In saying this, I don’t suggest that I find Clemenceau’s principles as admirable as those of Stevens. To be sure, his courageous denunciations of anti-Semitism, colonialism, as well as his outstanding defense of freedom of conscience continue to serve as an inspiration in the twenty-first century. But what appeared as a principled opposition to Germany, both before and after World War I, set the stage for an even more tragic bloodbath a quarter century later. Nevertheless, would the seventy-eight-year-old Clemenceau have endorsed the punitive Treaty of Versailles if he had never encountered Stevens as a twenty-two-year-old?

 

The question suggests that I should add a personal dimension to my ongoing contrast between Clemenceau and Tocqueville.
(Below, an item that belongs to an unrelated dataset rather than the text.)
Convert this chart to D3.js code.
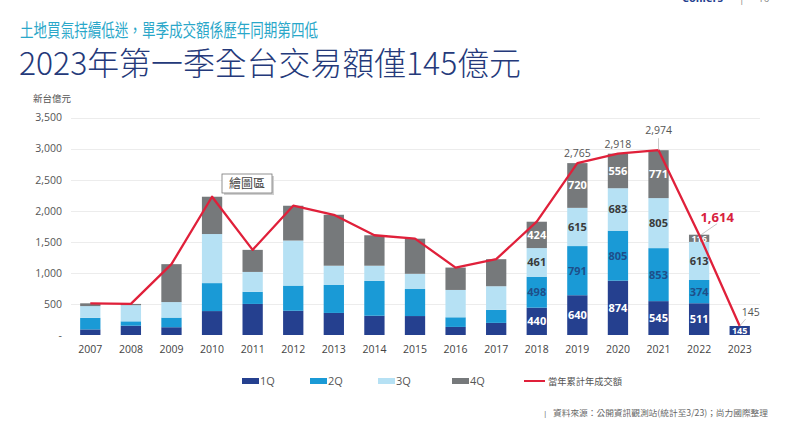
<!DOCTYPE html>
<html><head><meta charset="utf-8">
<script src="https://cdn.jsdelivr.net/npm/d3@7"></script>
<style>
html,body{margin:0;padding:0;background:#fff;}
svg{display:block;}
text{font-family:"Open Sans","Noto Sans CJK TC",sans-serif;}
.cjk{font-family:"Noto Sans CJK TC","Noto Sans",sans-serif;}
</style></head>
<body>
<svg id="c" width="792" height="431"></svg>
<script>
const years = ["2007","2008","2009","2010","2011","2012","2013","2014","2015","2016","2017","2018","2019","2020","2021","2022","2023"];
const q1 = [90,150,125,385,500,390,355,310,305,130,195,440,640,874,545,511,145];
const q2 = [185,70,155,450,195,405,450,560,435,155,210,498,791,805,853,374,0];
const q3 = [190,260,250,790,320,725,310,245,245,440,380,461,615,683,805,613,0];
const q4 = [45,20,610,600,355,560,820,490,565,360,435,424,720,556,771,116,0];
const annualTotal = [510,500,1140,2225,1370,2080,1935,1605,1550,1085,1220,1823,2765,2918,2974,1614,145];
const seriesNames = ["1Q","2Q","3Q","4Q"];
const lineName = "當年累計年成交額";
const yTicks = [0,500,1000,1500,2000,2500,3000,3500];
const labeledYears = ["2018","2019","2020","2021","2022","2023"];
const totalLabelYears = ["2019","2020","2021"];

const colors = ["#25408f","#1a9ad6","#b6e1f4","#76797b"];
const labelColors = ["#ffffff","#1e4f8a","#3a3a3a","#ffffff"];
const lineColor = "#e0203a";

const svg = d3.select("#c");

// titles
svg.append("text").attr("class","cjk").attr("x",20).attr("y",37)
  .attr("font-size",18).attr("fill","#2aa7c9")
  .attr("textLength",298).attr("lengthAdjust","spacingAndGlyphs")
  .text("土地買氣持續低迷，單季成交額係歷年同期第四低");
svg.append("text").attr("class","cjk").attr("x",19).attr("y",75)
  .attr("font-size",32).attr("font-weight",300).attr("fill","#24397a")
  .attr("textLength",502).attr("lengthAdjust","spacingAndGlyphs")
  .text("2023年第一季全台交易額僅145億元");

// top-right header remnant
svg.append("text").attr("x",682).attr("y",2).attr("font-size",11).attr("font-weight",700).attr("fill","#25408f").text("Colliers");
svg.append("text").attr("x",739).attr("y",2).attr("font-size",10).attr("fill","#888").text("|");
svg.append("text").attr("x",758).attr("y",2).attr("font-size",10).attr("fill","#888").text("10");

const x = d3.scaleBand().domain(years).range([70,760]).paddingInner(0.5).paddingOuter(0.25);
const y = d3.scaleLinear().domain([0,3500]).range([335,117.5]);

// unit
svg.append("text").attr("class","cjk").attr("x",33).attr("y",102).attr("font-size",9.5).attr("fill","#555").text("新台億元");

// gridlines
svg.append("g").selectAll("line").data(yTicks.slice(1)).join("line")
  .attr("x1",71).attr("x2",760).attr("y1",d=>Math.round(y(d))+0.5).attr("y2",d=>Math.round(y(d))+0.5)
  .attr("stroke","#ececec").attr("stroke-width",1);

// y axis
const yAxis = d3.axisLeft(y).tickValues(yTicks).tickSize(0).tickPadding(8)
  .tickFormat(d=> d===0 ? "-" : d3.format(",")(d));
const gy = svg.append("g").attr("transform","translate(70,0)").call(yAxis);
gy.select(".domain").remove();
gy.selectAll("text").attr("font-size",10.5).attr("fill","#555").attr("font-family","Open Sans, sans-serif");

// x axis
const xAxis = d3.axisBottom(x).tickSize(0).tickPadding(10);
const gx = svg.append("g").attr("transform","translate(0,336)").call(xAxis);
gx.select(".domain").remove();
gx.selectAll("text").attr("font-size",10.5).attr("fill","#444");

// stacked data
const table = years.map((yr,i)=>({year:yr,"1Q":q1[i],"2Q":q2[i],"3Q":q3[i],"4Q":q4[i]}));
const stack = d3.stack().keys(seriesNames)(table);

const gb = svg.append("g");
stack.forEach((s,si)=>{
  gb.append("g").selectAll("rect").data(s).join("rect")
    .attr("x",d=>x(d.data.year)).attr("width",x.bandwidth())
    .attr("y",d=>y(d[1])).attr("height",d=>Math.max(0,y(d[0])-y(d[1])))
    .attr("fill",colors[si]);
});

// segment labels
stack.forEach((s,si)=>{
  gb.append("g").selectAll("text").data(s.filter(d=>labeledYears.includes(d.data.year) && d[1]-d[0]>0)).join("text")
    .attr("x",d=>x(d.data.year)+x.bandwidth()/2)
    .attr("y",d=>(y(d[0])+y(d[1]))/2+4)
    .attr("text-anchor","middle")
    .attr("font-size",d=>(d[1]-d[0])<150?9:11).attr("font-weight",700)
    .attr("fill",labelColors[si])
    .text(d=>d[1]-d[0]);
});

// totals line
const line = d3.line().x((d,i)=>x(years[i])+x.bandwidth()/2).y(d=>y(d));
svg.append("path").datum(annualTotal).attr("d",line).attr("fill","none")
  .attr("stroke",lineColor).attr("stroke-width",2.3).attr("stroke-linejoin","round");

// total labels
const tl = svg.append("g");
totalLabelYears.forEach(yr=>{
  const i = years.indexOf(yr);
  const cx = x(yr)+x.bandwidth()/2;
  const ty = yr==="2021" ? y(annualTotal[i])-16 : y(annualTotal[i])-6;
  if (yr==="2021") {
    tl.append("line").attr("x1",cx).attr("x2",cx).attr("y1",ty+4).attr("y2",y(annualTotal[i])).attr("stroke","#bbb").attr("stroke-width",0.8);
  }
  tl.append("text").attr("x",cx).attr("y",ty).attr("text-anchor","middle").attr("font-size",10.5).attr("fill","#555")
    .text(d3.format(",")(annualTotal[i]));
});
// 2022 highlighted label
{
  const i = years.indexOf("2022");
  const cx = x("2022")+x.bandwidth()/2;
  tl.append("line").attr("x1",cx+2).attr("y1",y(annualTotal[i])).attr("x2",cx+18).attr("y2",y(annualTotal[i])-11).attr("stroke","#bbb").attr("stroke-width",0.8);
  tl.append("text").attr("x",cx+18).attr("y",y(annualTotal[i])-13).attr("text-anchor","middle")
    .attr("font-family","DejaVu Serif, Liberation Serif, serif").attr("font-weight",700)
    .attr("font-size",13).attr("fill","#d8213d").text(d3.format(",")(annualTotal[i]));
}
// 2023 label
{
  const i = years.indexOf("2023");
  const cx = x("2023")+x.bandwidth()/2;
  tl.append("line").attr("x1",cx).attr("y1",y(annualTotal[i])).attr("x2",cx+6).attr("y2",y(annualTotal[i])-7).attr("stroke","#bbb").attr("stroke-width",0.8);
  tl.append("text").attr("x",cx+11).attr("y",y(annualTotal[i])-10).attr("text-anchor","middle").attr("font-size",10.5).attr("fill","#555")
    .text(d3.format(",")(annualTotal[i]));
}

// "繪圖區" tooltip
{
  const tg = svg.append("g").attr("transform","translate(222,174)");
  tg.append("rect").attr("x",2).attr("y",2).attr("width",50).attr("height",19).attr("fill","#d0d0d0");
  tg.append("rect").attr("x",0).attr("y",0).attr("width",50).attr("height",19).attr("fill","#fff").attr("stroke","#777").attr("stroke-width",0.8);
  tg.append("text").attr("class","cjk").attr("x",25).attr("y",14).attr("text-anchor","middle").attr("font-size",12).attr("fill","#444").text("繪圖區");
}

// legend
const lg = svg.append("g");
const legX = [242,310,378,452];
seriesNames.forEach((n,i)=>{
  lg.append("rect").attr("x",legX[i]).attr("y",378).attr("width",17).attr("height",6).attr("fill",colors[i]);
  lg.append("text").attr("x",legX[i]+18).attr("y",385).attr("font-size",11).attr("fill","#555").text(n);
});
lg.append("line").attr("x1",524).attr("x2",545).attr("y1",381).attr("y2",381).attr("stroke",lineColor).attr("stroke-width",2);
lg.append("text").attr("class","cjk").attr("x",548).attr("y",385).attr("font-size",9.5).attr("fill","#555")
  .attr("textLength",74).attr("lengthAdjust","spacingAndGlyphs").text(lineName);

// footer
svg.append("text").attr("x",543).attr("y",416).attr("font-size",8).attr("fill","#666").text("|");
svg.append("text").attr("class","cjk").attr("x",553).attr("y",416).attr("font-size",8.5).attr("fill","#666")
  .attr("textLength",215).attr("lengthAdjust","spacingAndGlyphs")
  .text("資料來源：公開資訊觀測站(統計至3/23)；尚力國際整理");
</script>
</body></html>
Recall that it was Tocqueville’s bitter disappointment with French politics that drove him to America to find a solution to the problem of democracy that led nowhere in France. But in the case of Clemenceau, it was a confrontation with American democracy, and his hero Stevens, that led him to adopt the politics of principle that has had such an impact in shaping the course of French democracy.

 

As I write these lines, America is once again in desperate need of a Stevens or a Clemenceau or a Martin Luther King. It is only such men and women who will stand up the authoritarian pretensions of President Trump, and lead twenty-first-century Americans forward a renewed commitment to democracy and social justice. I appeal to my friends across the Atlantic for all the help they can give us.

 

[1] I provide a blow-by-blow account of these intense electoral struggles in The Failure of the Founding Fathers (Harvard University Press: 2005).

[2] See Bruce Ackerman, We the People: Transformations pp. 136-137 (Harvard University Press: 1998).

[3] For my own effort, which cites many others, see Bruce Ackerman, We the People: Transformations, pp. 99-252 (Harvard University Press: 1998).

[4] Essay of October 7, 1867: p125 (Baldensperger ed. 1969).

[5] Letter of August 13, 1869, p. 194 (Baldensperger ed. 1969).